Posted: Tue Sep 13, 2011 3:55 pm
by tonyw
@JosDuchit:

I think you have to perform the final link with -g as well. Certainly I have -g in both the gcc -c command line and the link line.
eg:

CFLAGS = -mcrt=newlib -O2 -fomit-frame-pointer -fno-builtin -fstrength-reduce -c\
-D__NOGLOBALIFACE__ -D$(DBUG) -D$(ENV) -mmultiple \
-Iinc/ -I../../../include \
-Wall -W -Wundef -Wshadow -Wpointer-arith \
-Wsign-compare -Wmissing-prototypes \
-Wmissing-declarations \
-Waggregate-return -Wwrite-strings -Werror -g
LDFLAGS = -mcrt=newlib -nostartfiles -g

Re: translate offsets to library calls

Posted: Tue Sep 13, 2011 4:49 pm
by ssolie
When using debugging it is best to use -gstabs on both the compiler and linker lines. Just using "-g" may not always work when binaries get large.

Re: translate offsets to library calls

Posted: Wed Sep 14, 2011 10:00 pm
by JosDuchIt
@TonyW

Till now i just compile and link directly.
gcc guis:Dev/G4C_2011/guiNotCleaned.c -xc -gstabs -lm -lauto -o guis:G4T11nco
gcc guis:Dev/G4C_2011/guiIFace.c -xc -gstabs -lm -o guis:G4T11if

Both those sources do the same job , in the last i have opened all 9 libraries explicitly.
Both "include" a large number of "header files" eg window.h that in fact contain specific funtions.

I looked at your CFLAGS and was rather puzzled : are you suggesting i should use them? I looked through the gcc handbook to know what they mean. Frankly for some of them i still don't see the light.

At this stage i surely am not interested in optimizing, and the use of -Werror would prevent the source from compiling since i have not yet cleaned up deprecated functions (Seek, Examone, ..) most of the time.
Could you explain your -D options (which are not found in the gcc handbook ) ? Thanks

Re: translate offsets to library calls

Posted: Wed Sep 14, 2011 10:44 pm
by ChrisH
ssolie wrote:When using debugging it is best to use -gstabs on both the compiler and linker lines.
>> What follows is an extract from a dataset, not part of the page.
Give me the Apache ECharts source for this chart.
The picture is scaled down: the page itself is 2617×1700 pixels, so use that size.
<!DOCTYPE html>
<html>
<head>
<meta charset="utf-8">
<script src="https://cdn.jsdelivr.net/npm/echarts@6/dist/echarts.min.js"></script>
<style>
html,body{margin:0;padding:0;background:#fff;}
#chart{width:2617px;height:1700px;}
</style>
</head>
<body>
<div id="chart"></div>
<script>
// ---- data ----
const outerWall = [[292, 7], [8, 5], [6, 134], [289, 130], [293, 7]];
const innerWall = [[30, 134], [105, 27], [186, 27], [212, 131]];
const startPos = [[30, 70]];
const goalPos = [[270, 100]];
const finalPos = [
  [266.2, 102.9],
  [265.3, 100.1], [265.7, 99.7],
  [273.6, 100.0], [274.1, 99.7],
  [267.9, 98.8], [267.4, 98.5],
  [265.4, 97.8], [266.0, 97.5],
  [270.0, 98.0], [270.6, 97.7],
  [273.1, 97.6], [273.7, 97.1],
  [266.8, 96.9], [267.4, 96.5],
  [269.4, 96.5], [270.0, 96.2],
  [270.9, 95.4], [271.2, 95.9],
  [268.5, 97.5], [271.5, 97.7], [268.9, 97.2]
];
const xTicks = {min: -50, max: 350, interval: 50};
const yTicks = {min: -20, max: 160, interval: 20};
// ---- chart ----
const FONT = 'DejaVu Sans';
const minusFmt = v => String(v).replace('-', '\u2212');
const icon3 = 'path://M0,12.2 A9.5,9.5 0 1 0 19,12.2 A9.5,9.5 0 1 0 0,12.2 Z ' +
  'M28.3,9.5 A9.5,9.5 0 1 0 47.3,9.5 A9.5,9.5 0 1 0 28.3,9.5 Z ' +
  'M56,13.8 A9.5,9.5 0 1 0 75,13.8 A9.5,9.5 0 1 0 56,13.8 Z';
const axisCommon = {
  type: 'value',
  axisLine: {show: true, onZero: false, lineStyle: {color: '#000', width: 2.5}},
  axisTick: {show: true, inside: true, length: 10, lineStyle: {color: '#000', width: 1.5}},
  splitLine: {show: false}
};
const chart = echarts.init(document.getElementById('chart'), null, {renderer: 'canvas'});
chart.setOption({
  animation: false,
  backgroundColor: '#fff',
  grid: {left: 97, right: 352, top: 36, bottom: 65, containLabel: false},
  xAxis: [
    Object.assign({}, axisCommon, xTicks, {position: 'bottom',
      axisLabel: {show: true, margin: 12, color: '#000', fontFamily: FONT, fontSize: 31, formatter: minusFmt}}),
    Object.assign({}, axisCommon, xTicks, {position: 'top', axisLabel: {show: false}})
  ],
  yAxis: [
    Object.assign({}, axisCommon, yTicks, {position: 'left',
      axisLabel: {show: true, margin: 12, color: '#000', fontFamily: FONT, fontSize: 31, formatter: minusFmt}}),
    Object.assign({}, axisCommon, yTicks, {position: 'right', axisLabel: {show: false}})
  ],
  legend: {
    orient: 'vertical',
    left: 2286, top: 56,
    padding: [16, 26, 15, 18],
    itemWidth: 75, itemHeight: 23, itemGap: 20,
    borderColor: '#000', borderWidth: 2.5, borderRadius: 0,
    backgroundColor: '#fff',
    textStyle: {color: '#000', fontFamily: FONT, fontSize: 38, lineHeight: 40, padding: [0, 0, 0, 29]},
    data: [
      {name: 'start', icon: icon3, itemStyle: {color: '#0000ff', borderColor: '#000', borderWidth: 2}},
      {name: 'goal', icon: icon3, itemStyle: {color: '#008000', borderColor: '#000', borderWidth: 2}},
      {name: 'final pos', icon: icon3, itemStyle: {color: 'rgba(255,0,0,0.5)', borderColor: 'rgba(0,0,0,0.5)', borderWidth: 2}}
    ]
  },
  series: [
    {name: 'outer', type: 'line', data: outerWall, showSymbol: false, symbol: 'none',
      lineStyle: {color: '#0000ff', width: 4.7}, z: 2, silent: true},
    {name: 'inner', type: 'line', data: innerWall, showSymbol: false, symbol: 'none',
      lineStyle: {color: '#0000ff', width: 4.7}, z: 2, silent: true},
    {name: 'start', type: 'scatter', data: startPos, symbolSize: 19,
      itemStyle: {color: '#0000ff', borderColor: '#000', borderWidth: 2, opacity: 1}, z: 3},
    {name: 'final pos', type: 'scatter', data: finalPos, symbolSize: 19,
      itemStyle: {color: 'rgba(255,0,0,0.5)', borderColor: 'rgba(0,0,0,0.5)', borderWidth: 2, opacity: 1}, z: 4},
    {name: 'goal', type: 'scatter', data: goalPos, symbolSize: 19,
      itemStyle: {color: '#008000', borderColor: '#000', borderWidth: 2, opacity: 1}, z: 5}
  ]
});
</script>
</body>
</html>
Just using "-g" may not always work when binaries get large.
I recall that either -gstabs or -ggdb (not sure if I tried both) did not work with a particularly large C++ program (about 80k lines, 3MB stripped executable). I think the intermediate assembler didn't like some long names in the (artificially generated) source code.

So I ended-up using just -g , which seemed to work fine in my large program. Why might it not?